Probably all of us remember from elementary school science classes how much fun it was to play with a magnet and some iron filings. Whether you made them jump from the table to the magnet or played with them on a piece of cardboard with the magnet below, it was fun to make them "come alive," stand up, and seem to "dance around" as if by magic.

Artists in Europe during the first forty years of the twentieth century were very much like the iron filings in our fondly remembered science labs. They were strewn across the multicolored, multiethnic, multinational map of Europe from Iberia to Hiberia to Siberia. And given the political unrest before, during, and after World War I, they were all dancing around uncomfortably like the proverbial "cat on a hot tin room." Europe was a live, vibrant, exciting place for an artist to create, but also socially hyperactive, unsettling, often uncomfortable, and even dangerous place to stir up the kind of artistic unrest that marked this era. Imagine then, if you will, the end of a bar magnet placed beneath the map of Europe, in the middle of France, specifically beneath the city of Paris. The artists of Europe were attracted to this overpopulated, wide spot on the Seine very much like there was a magic magnet hidden beneath its streets amongst its famous sewers.

If you're in New York between now and June 25, 2000, you can see the results of this mass exodus. The show is called "Paris in New York" and it's at the Jewish Museum on Fifth Avenue and 93rd Street. The 38 works by twelve artist, include such notables as Marc Chagall, Max Weber, Chaim Soutine, Jacques Lipchitz, and Amedeo Modigliani. It's venue should not be surprising because Jewish artists led the exodus from all over Europe to Paris, then in many cases fled to New York when Nazism invaded their French refuge too. All the artists exhibited are Jewish, and their Jewishness is evident in their work, though to varying degrees. Chagall imprints it into nearly everything he does. Modigliani, perhaps due to his Italian birth and upbringing, displays it hardly at all. He's the only one of the group NOT born in Eastern Europe.

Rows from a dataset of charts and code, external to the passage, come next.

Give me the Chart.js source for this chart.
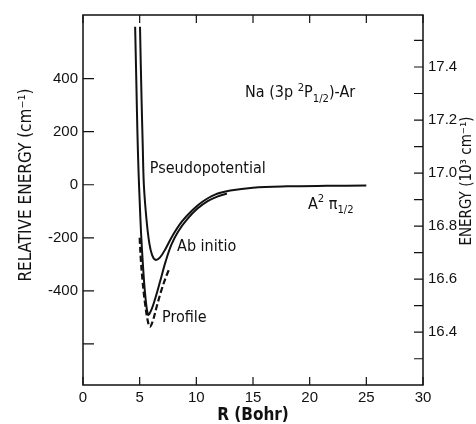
<!DOCTYPE html>
<html>
<head>
<meta charset="utf-8">
<script src="https://cdn.jsdelivr.net/npm/chart.js@4.4.0/dist/chart.umd.min.js"></script>
<style>
  html, body { margin: 0; padding: 0; background: #fff; }
  canvas { display: block; }
</style>
</head>
<body>
<canvas id="potentialChart" width="476" height="424"></canvas>
<script>
// Na(3p 2P1/2)-Ar A state potentials: R in Bohr, energy in cm^-1 relative to the asymptote
var pseudoR = [5.03, 5.1, 5.18, 5.27, 5.37, 5.6, 5.85, 6.1, 6.4, 6.8, 7.3, 7.9, 8.7, 9.6, 10.5, 11.6, 13.0, 15.0, 18.0, 21.5, 25.0];
var pseudoE = [596, 450, 300, 150, 0, -130, -220, -265, -283, -274, -240, -192, -140, -98, -65, -38, -22, -11, -6, -4, -3];

var abInitioR = [4.6, 4.7, 4.8, 4.9, 5.0, 5.12, 5.3, 5.5, 5.75, 6.05, 6.4, 6.8, 7.3, 7.8, 8.4, 9.2, 10.1, 11.0, 11.9, 12.7];
var abInitioE = [596, 400, 200, 50, -60, -180, -310, -420, -490, -470, -425, -365, -288, -226, -176, -130, -90, -62, -44, -33];

var profileR = [5.0, 5.1, 5.25, 5.45, 5.7, 5.9, 6.15, 6.5, 6.9, 7.3, 7.6];
var profileE = [-200, -280, -360, -440, -510, -536, -515, -460, -400, -350, -318];

var xTicks = [0, 5, 10, 15, 20, 25, 30];
var leftTicks = [-600, -400, -200, 0, 200, 400];
var leftLabels = ['', '-400', '-200', '0', '200', '400'];
var rightTicks = [16.3, 16.4, 16.5, 16.6, 16.7, 16.8, 16.9, 17.0, 17.1, 17.2, 17.3, 17.4, 17.5];
var rightLabels = ['', '16.4', '', '16.6', '', '16.8', '', '17.0', '', '17.2', '', '17.4', ''];

var asymptote = 16.956; // Na 3p 2P1/2 level in 10^3 cm^-1
var eMin = -755, eMax = 640;

// curve labels, anchored at (R, E) = left end of the text baseline
var curveLabels = [
  { parts: [{ t: 'Pseudopotential' }], r: 5.9, e: 45 },
  { parts: [{ t: 'Ab initio' }], r: 8.3, e: -249 },
  { parts: [{ t: 'Profile' }], r: 6.97, e: -517 },
  { parts: [{ t: 'Na (3p ' }, { t: '2', s: 1 }, { t: 'P' }, { t: '1/2', s: -1 }, { t: ')-Ar' }], r: 14.3, e: 330 },
  { parts: [{ t: 'A' }, { t: '2', s: 1 }, { t: ' \u03c0' }, { t: '1/2', s: -1 }], r: 19.85, e: -90 }
];

var ink = '#111';
var FONT = "'Liberation Sans Narrow', 'DejaVu Sans Condensed', 'Liberation Sans', sans-serif";
var DIGITS = "'Liberation Sans', Arial, sans-serif";

function pts(rs, es) {
  return rs.map(function (r, i) { return { x: r, y: es[i] }; });
}

function drawRich(ctx, parts, x, y, size) {
  parts.forEach(function (p) {
    var fs = p.s ? size * 0.7 : size;
    ctx.font = fs + 'px ' + FONT;
    var dy = p.s > 0 ? -size * 0.42 : (p.s < 0 ? size * 0.3 : 0);
    ctx.fillText(p.t, x, y + dy);
    x += ctx.measureText(p.t).width;
  });
}

function verticalTitle(ctx, text, cx, cy, size) {
  ctx.save();
  ctx.translate(cx, cy);
  ctx.rotate(-Math.PI / 2);
  ctx.textAlign = 'center';
  ctx.textBaseline = 'middle';
  ctx.font = size + 'px ' + FONT;
  ctx.fillText(text, 0, 0);
  ctx.restore();
}

var frameAndText = {
  id: 'frameAndText',
  afterDraw: function (chart) {
    var ctx = chart.ctx, a = chart.chartArea;
    var x = chart.scales.x, y = chart.scales.y, y2 = chart.scales.y2;
    ctx.save();
    ctx.strokeStyle = ink;
    ctx.lineWidth = 1.5;
    ctx.strokeRect(a.left, a.top, a.right - a.left, a.bottom - a.top);

    // tick marks point inward on all four sides
    ctx.lineWidth = 1.2;
    ctx.beginPath();
    xTicks.forEach(function (v) {
      var px = x.getPixelForValue(v);
      ctx.moveTo(px, a.bottom); ctx.lineTo(px, a.bottom - 8);
      ctx.moveTo(px, a.top); ctx.lineTo(px, a.top + 8);
    });
    leftTicks.forEach(function (v) {
      var py = y.getPixelForValue(v);
      ctx.moveTo(a.left, py); ctx.lineTo(a.left + 11, py);
    });
    rightTicks.forEach(function (v) {
      var py = y2.getPixelForValue(v);
      ctx.moveTo(a.right, py); ctx.lineTo(a.right - 9, py);
    });
    ctx.stroke();

    ctx.fillStyle = ink;
    ctx.textBaseline = 'alphabetic';
    ctx.textAlign = 'left';
    curveLabels.forEach(function (l) {
      drawRich(ctx, l.parts, x.getPixelForValue(l.r), y.getPixelForValue(l.e), 16);
    });

    // axis titles both read bottom to top, centred a little above mid-height as in the original
    verticalTitle(ctx, 'RELATIVE ENERGY (cm\u207b\u00b9)', 27, 185, 17);
    verticalTitle(ctx, 'ENERGY (10\u00b3 cm\u207b\u00b9)', 467, 181, 15);
    ctx.restore();
  }
};

var ctx = document.getElementById('potentialChart').getContext('2d');
var chart = new Chart(ctx, {
  type: 'scatter',
  data: {
    datasets: [{
      label: 'Pseudopotential',
      data: pts(pseudoR, pseudoE),
      showLine: true,
      borderColor: ink,
      borderWidth: 2,
      pointRadius: 0,
      tension: 0.35
    }, {
      label: 'Ab initio',
      data: pts(abInitioR, abInitioE),
      showLine: true,
      borderColor: ink,
      borderWidth: 2,
      pointRadius: 0,
      tension: 0.35
    }, {
      label: 'Profile',
      data: pts(profileR, profileE),
      showLine: true,
      borderColor: ink,
      borderWidth: 2.2,
      borderDash: [6, 3],
      pointRadius: 0,
      tension: 0.35
    }]
  },
  options: {
    responsive: false,
    animation: false,
    layout: { padding: { top: 15 } },
    plugins: {
      legend: { display: false },
      tooltip: { enabled: false }
    },
    scales: {
      x: {
        type: 'linear',
        position: 'bottom',
        min: 0,
        max: 30,
        afterBuildTicks: function (s) { s.ticks = xTicks.map(function (v) { return { value: v }; }); },
        afterFit: function (s) { s.height = 39; },
        grid: { display: false, drawTicks: false },
        border: { display: false },
        ticks: { color: ink, padding: 4, maxRotation: 0, font: { family: DIGITS, size: 15 } },
        title: {
          display: true,
          text: 'R (Bohr)',
          color: ink,
          padding: 0,
          font: { family: FONT, size: 17, weight: 'bold', lineHeight: 1 }
        }
      },
      y: {
        position: 'left',
        min: eMin,
        max: eMax,
        afterBuildTicks: function (s) { s.ticks = leftTicks.map(function (v) { return { value: v }; }); },
        afterFit: function (s) { s.width = 83; },
        grid: { display: false, drawTicks: false },
        border: { display: false },
        ticks: {
          color: ink,
          padding: 5,
          font: { family: DIGITS, size: 15 },
          callback: function (v, i) { return leftLabels[i]; }
        }
      },
      y2: {
        position: 'right',
        min: asymptote + eMin / 1000,
        max: asymptote + eMax / 1000,
        afterBuildTicks: function (s) { s.ticks = rightTicks.map(function (v) { return { value: v }; }); },
        afterFit: function (s) { s.width = 53; },
        grid: { display: false, drawTicks: false },
        border: { display: false },
        ticks: {
          color: ink,
          padding: 5,
          font: { family: DIGITS, size: 15 },
          callback: function (v, i) { return rightLabels[i]; }
        }
      }
    }
  },
  plugins: [frameAndText]
});
</script>
</body>
</html>
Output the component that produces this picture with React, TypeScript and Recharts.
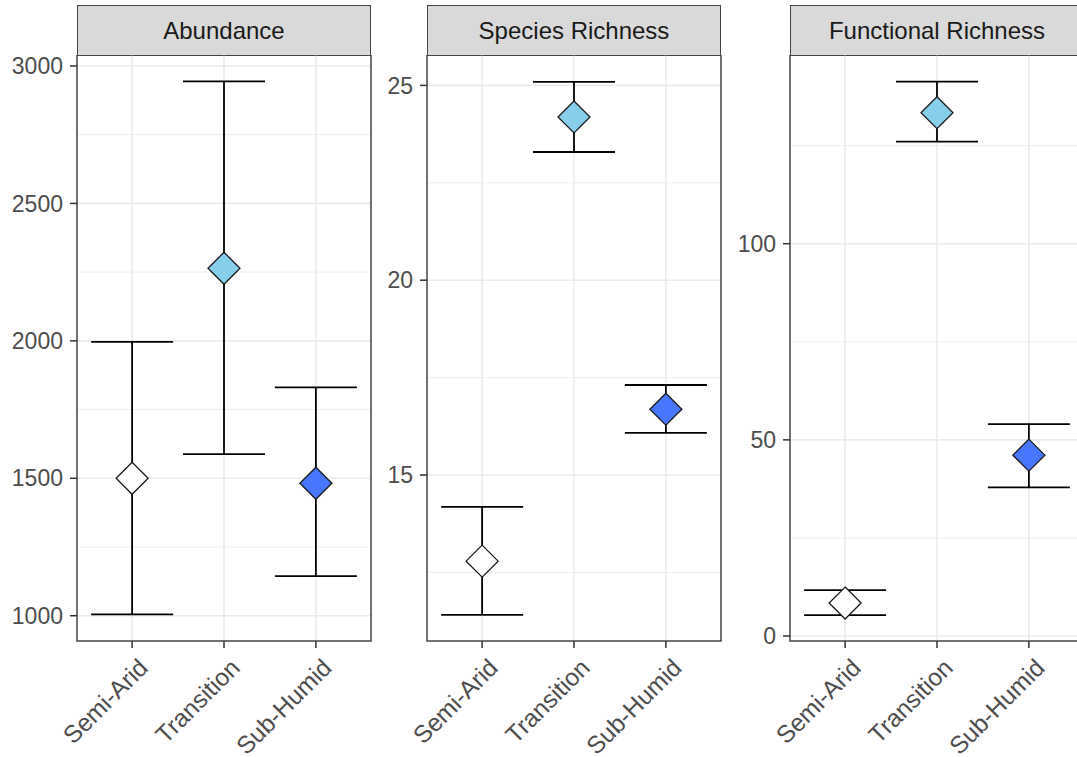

Perhaps one of the more interesting aspects of the show are the comments printed beside each work, by the owners from whom they were borrowed. They lend a human element, underlining the fact that these works are not just cold, collectible, art objects worth millions, but have intimate meaning, often ringing up memories of years lived in Europe during their owners' childhood, or what it was like to be an immigrant from Europe arriving and living in New York fifty years ago. Though of museum quality, these are NOT the museum pieces seen in most such shows. The pieces represented are more than beautiful works of art, more than national, ethnic, or religious treasures. They are beloved family heirlooms, shared for the first time with the rest of us.